# Marimo Balls



## Littlebittyfish (Jan 5, 2011)

Have any of you had any luck keeping marimo balls alive in betta aquariums?I am interested in buying a few for my fish Cleos new aquarium, but I haven't had any luck finding them in any petstores here. Have any of you bought marimo balls online? I found some on ebay but because it is ebay I feel kind of undecided if I want to buy them there, do any of you know where else I could possibly buy some online?


:-?


----------



## Malvolti (Nov 15, 2010)

Every pet store I've been in carries Marimo, they usually have quite a number of them. Have you tried asking the associates? Pet stores like to put marimo in the fish tanks, not the plant tanks.

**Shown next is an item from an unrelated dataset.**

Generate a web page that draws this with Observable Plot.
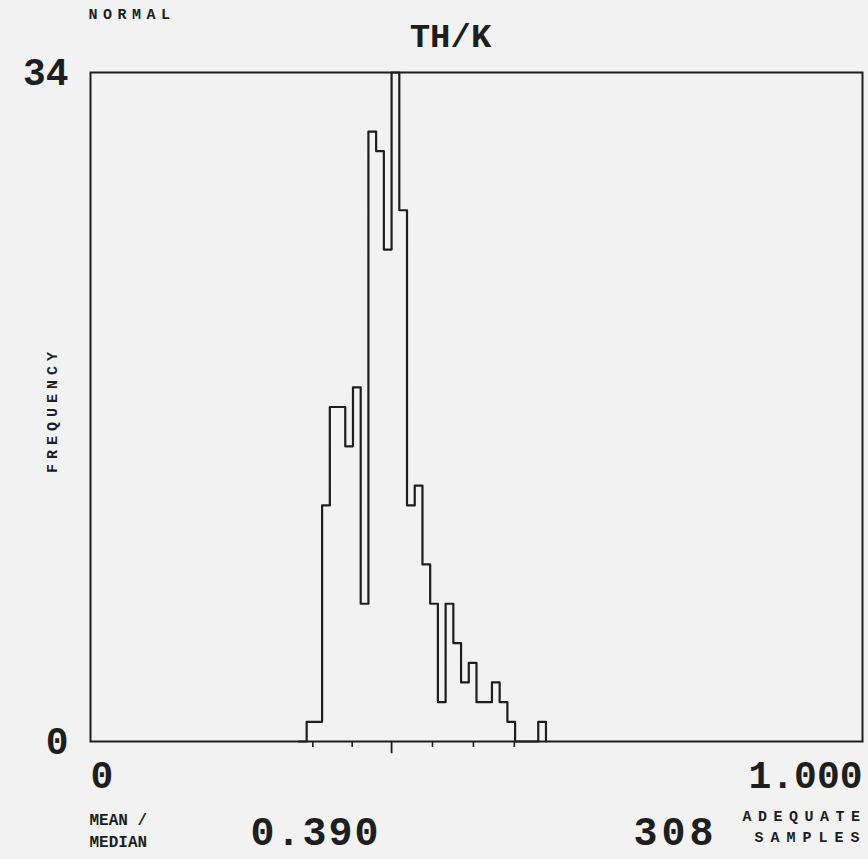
<!DOCTYPE html>
<html>
<head>
<meta charset="utf-8">
<script src="https://cdn.jsdelivr.net/npm/d3@7"></script>
<script src="https://cdn.jsdelivr.net/npm/@observablehq/plot@0.6"></script>
<style>
  html, body { margin: 0; padding: 0; background: #f2f2f2; }
  #chart svg { display: block; }
</style>
</head>
<body>
<div id="chart"></div>
<script>
// ---- data ----
const binStarts = [0.27, 0.28, 0.29, 0.30, 0.31, 0.32, 0.33, 0.34, 0.35, 0.36, 0.37, 0.38, 0.39, 0.40,
                   0.41, 0.42, 0.43, 0.44, 0.45, 0.46, 0.47, 0.48, 0.49, 0.50, 0.51, 0.52, 0.53, 0.54,
                   0.55, 0.56, 0.57, 0.58, 0.59];
const counts    = [0, 1, 1, 12, 17, 17, 15, 18, 7, 31, 30, 25, 34, 27,
                   12, 13, 9, 7, 2, 7, 5, 3, 4, 2, 2, 3, 2, 1,
                   0, 0, 0, 1, 0];
const sdTicks = [0.288, 0.339, 0.443, 0.496, 0.549];
const meanMedian = 0.390;
const yTickValues = [0, 34];
const xTickValues = [0, 1];
const xTickLabels = ["0", "1.000"];
const titleText = "TH/K";
const distributionLabel = "NORMAL";
const yLabel = "FREQUENCY";
const meanLabel = "MEAN /\nMEDIAN";
const samplesLabel = "ADEQUATE\nSAMPLES";

const adequateSamples = d3.sum(counts);
const steps = binStarts.map((x, i) => ({x, y: counts[i]}));

const ink = "#1e1e1e";
const font = "Liberation Mono, DejaVu Sans Mono, monospace";

const chart = Plot.plot({
  width: 868,
  height: 859,
  marginLeft: 90,
  marginRight: 6,
  marginTop: 72,
  marginBottom: 118,
  style: {background: "#f2f2f2", color: ink, fontFamily: font, fontWeight: "bold"},
  x: {domain: [0, 1], axis: null},
  y: {domain: [0, 34], axis: null},
  marks: [
    Plot.frame({stroke: ink, strokeWidth: 2}),
    Plot.line(steps, {x: "x", y: "y", curve: "step-after", stroke: ink, strokeWidth: 2.2}),
    // standard-deviation ticks and long mean tick
    Plot.ruleX(sdTicks, {x: d => d, y1: 0, y2: -0.3, stroke: ink, strokeWidth: 1.6}),
    Plot.ruleX([meanMedian], {y1: 0, y2: -0.62, stroke: ink, strokeWidth: 1.8}),
    // y tick labels
    Plot.text(yTickValues, {y: d => d, text: d => String(d), frameAnchor: "left", textAnchor: "end",
      dx: -22, fontSize: 38, fontWeight: "bold", fill: ink, lineAnchor: "middle"}),
    // x tick labels
    Plot.text([xTickValues[0]], {x: d => d, text: () => xTickLabels[0], frameAnchor: "bottom", textAnchor: "start",
      lineAnchor: "bottom", dy: 46, fontSize: 38, fontWeight: "bold", fill: ink}),
    Plot.text([xTickValues[1]], {x: d => d, text: () => xTickLabels[1], frameAnchor: "bottom", textAnchor: "end",
      lineAnchor: "bottom", dy: 46, dx: 0, fontSize: 38, fontWeight: "bold", fill: ink}),
    // title and labels
    Plot.text([titleText], {text: d => d, frameAnchor: "top", dx: -26, dy: -26, lineAnchor: "bottom",
      fontSize: 34, fontWeight: "bold", fill: ink}),
    Plot.text([distributionLabel], {text: d => d, frameAnchor: "top-left", dx: -2, dy: -54, textAnchor: "start",
      lineAnchor: "bottom", fontSize: 15, fontWeight: "bold", fill: ink}),
    Plot.text([yLabel], {text: d => d, frameAnchor: "left", dx: -38, dy: 3, rotate: -90, textAnchor: "middle",
      lineAnchor: "middle", fontSize: 15, fontWeight: "bold", fill: ink}),
    Plot.text([meanLabel], {text: d => d, frameAnchor: "bottom-left", dx: -1, dy: 105, textAnchor: "start",
      lineAnchor: "bottom", fontSize: 16, fontWeight: "bold", lineHeight: 1.375, fill: ink}),
    Plot.text([meanMedian], {text: d => d3.format(".3f")(d), frameAnchor: "bottom-left", dx: 160, dy: 103,
      textAnchor: "start", lineAnchor: "bottom", fontSize: 40, fontWeight: "bold", fill: ink}),
    Plot.text([adequateSamples], {text: d => String(d), frameAnchor: "bottom-left", dx: 543, dy: 103,
      textAnchor: "start", lineAnchor: "bottom", fontSize: 40, fontWeight: "bold", fill: ink}),
    Plot.text([samplesLabel], {text: d => d, frameAnchor: "bottom-right", dx: 4, dy: 100, textAnchor: "end",
      lineAnchor: "bottom", fontSize: 15, fontWeight: "bold", lineHeight: 1.35, fill: ink})
  ]
});

// plotter-style wide letter spacing for some labels
const spacing = {"NORMAL": 5.5, "FREQUENCY": 5, "ADEQUATE": 6.5, "SAMPLES": 7, "308": 4, "0.390": 2};
d3.select(chart).selectAll("text, tspan").each(function() {
  const t = this.textContent;
  if (this.childElementCount === 0 && spacing[t] != null) this.setAttribute("letter-spacing", spacing[t]);
});

document.getElementById("chart").appendChild(chart);
</script>
</body>
</html>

I have one marimo that is thriving. Not sure why, I don't do anything special for it.


----------



## AngelicScars (May 5, 2009)

I bought mine on ebay for cheap. Three small ones. It took a month to get here because they were overseas. I was worried they'd be dead or dying by the time I got them, but they were fine. I've had them for at least a year and a half now.


----------



## celine18 (Sep 25, 2010)

yea, try looking in the fish tanks, that's where the stores around me keep them. but a lot of time, unless they just got them in, they'll look gray from the grit and nastyness, i'd avoid those. a little could probably be washed off, but don't waste your money unless it looks mainly green.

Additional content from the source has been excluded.